The best passwords are easy for humans to remember and hard for machines to brute-force. Phrases of unrelated words tend to be ideal.
I used to memorize random passwords like bahopre3 (one digit away from one of my old passwords that was compromised). But random numbers and symbols add entropy less quickly than just adding words.
Something like "purple dog flowers" or "social squash Augustus" is trivially easy to remember, but surprisingly difficult to brute-force. If there are 1000 common English words, then each word is about as good as 2 to 3 letters. If you use one or more obscure words, the passphrase gets radically stronger. Despite having more letters, I've found that pass-phrases are faster to type than passwords, and rather than mess with capitalization, numbers, and symbols, which are all slow to type, I prefer to just add more words.
Also, best to use a password manager so that you only need one or two actual passphrases.
LENGTH adds entropy quickly. Words have a tendency to add length.
Which is fine if you're brute forcing digit by digit/character by character, but that's not what people do.

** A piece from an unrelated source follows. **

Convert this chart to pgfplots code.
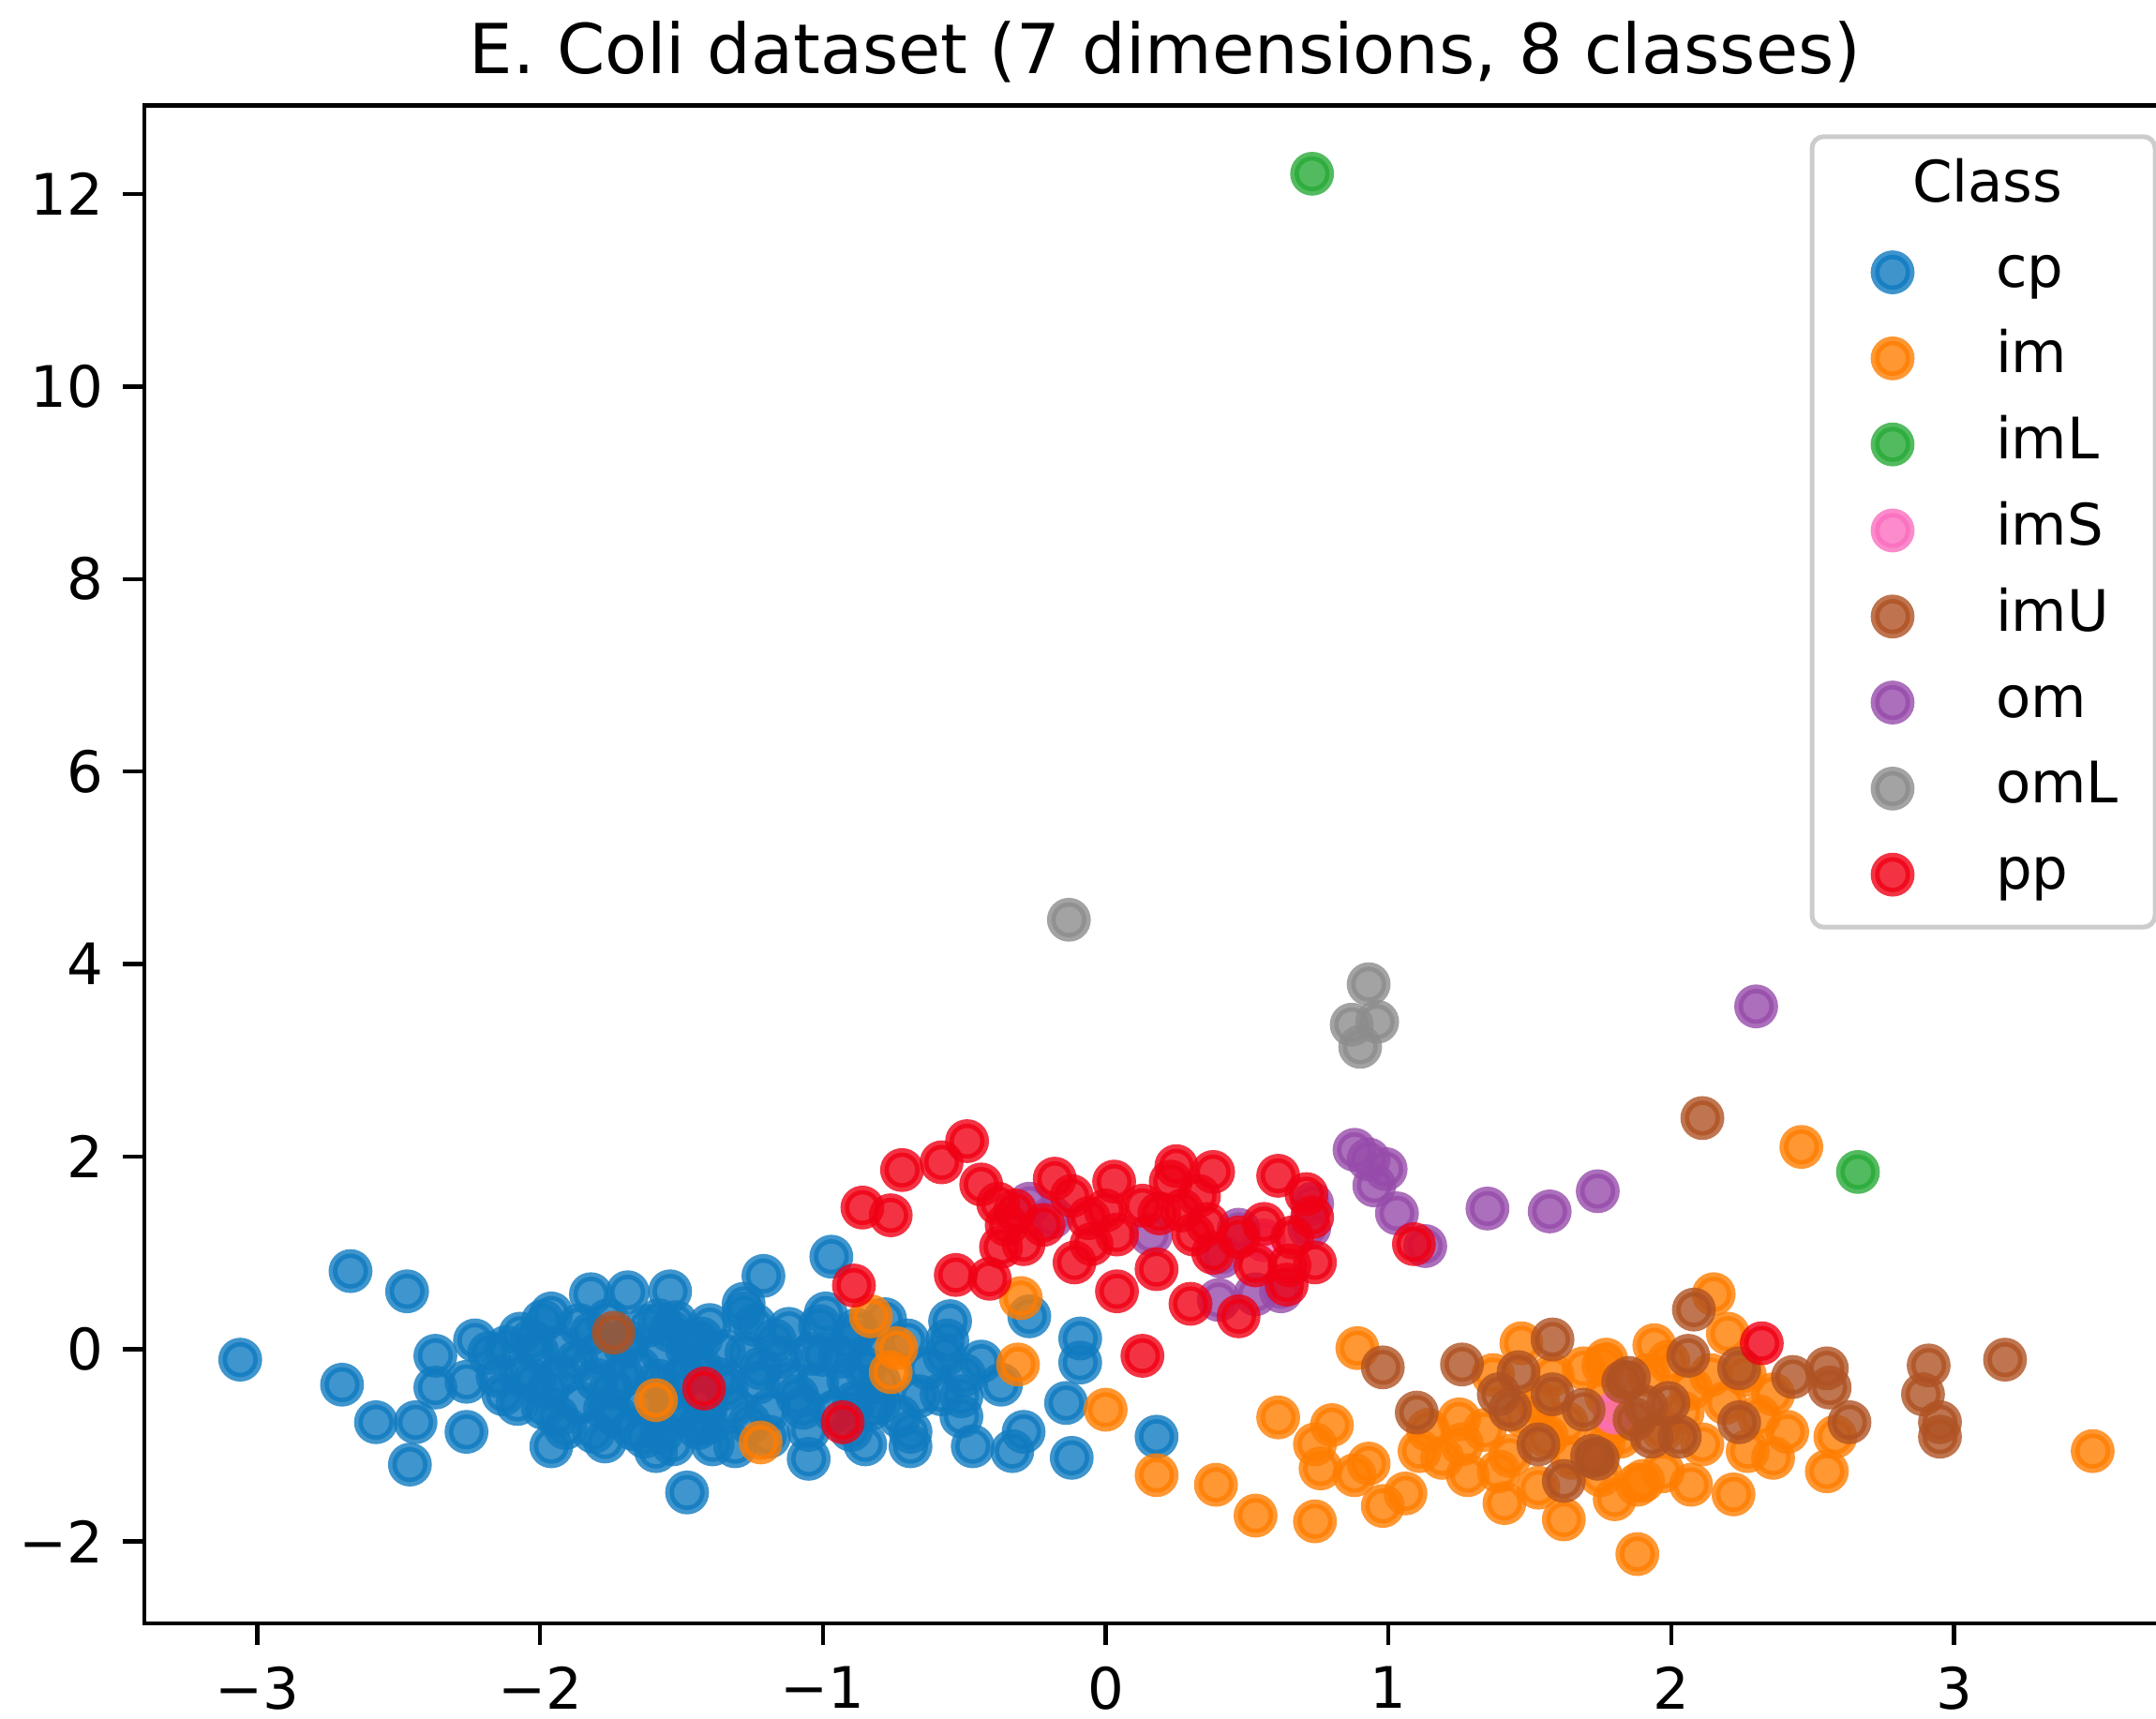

People compile lists of common words/phrases, and then mutate them in a number of ways. (All A becomes 4, all e become 3, every other A etc.)
I wrote a parser that would take a language dictionary and dump out a bunch of the mutations pre-calculated, then concatenated in a bunch of different common methods.
Without those mutations you look at a phrase like "correct horse battery staple" and see 25 to 28 (spaces?) characters or points of entropy.
I look at a phrase like "correct horse battery staple" and I see 4 points of entropy.